Henna Body Painting

The art of henna body painting is the most beautiful and ancient form of body art. It is a temporary form of body art. Henna designs are very intricate and ravishing. It is used in both the Middle East and India for thousands of years to create beautiful designs.

Traditionally henna was applied to the hair, hands and feet, but modern henna body painting can be done fairly well on any non-bending area of the skin surface.

Henna doesn’t hurt rather it gives a cool sensation at the time of application. Sometimes it causes mild allergies like dermatitis or itching. When people react to henna body painting, it is most often to an essential oil in the henna paste rather than to the henna itself.
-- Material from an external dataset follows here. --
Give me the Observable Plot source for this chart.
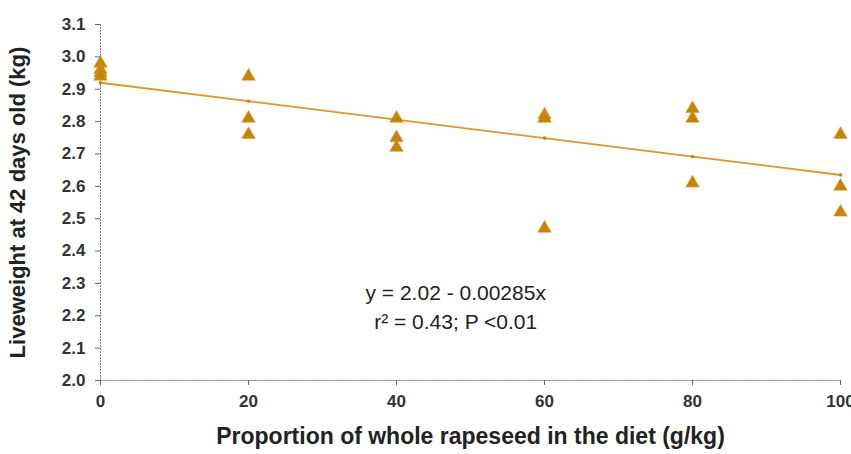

As this works as a stain on the body there are no good methods for henna removal. If only applied for minutes or a few hours, it stays only for few days or one week. If one keeps it for many hours or overnight, it stays up to four weeks for the orange-brown stain to leave your skin.

Henna is thought to have first come into use in Egypt for coloring fingertips, nails, palms and soles of feet. One of the earliest documented uses of henna is found in the archeological evidence of Egyptian tombs in the valley of Nile. Mummies of Egyptian rulers and their families were prepared to enter the next world with henna-tinted fingernails.

In Middle East, the leaves of the henna plant have been used for centuries as a beautification of the hands and feet. This has been done significantly during religious rituals or ceremonies.

Young brides in the Indian Subcontinent get their hands and bodies painted with paste of powdered henna or mehendi for marriages. Young girls, women all decorate their bodies with this art. In fact in India this is practiced in almost every household. Traditional motifs are drawn on the hands of young brides amidst much fanfare. Hindus consider mehandi as very dear to Lakshmi, the goddess of wealth and fortune. If ever there was a plant associated with luck and prosperity, it is henna bush.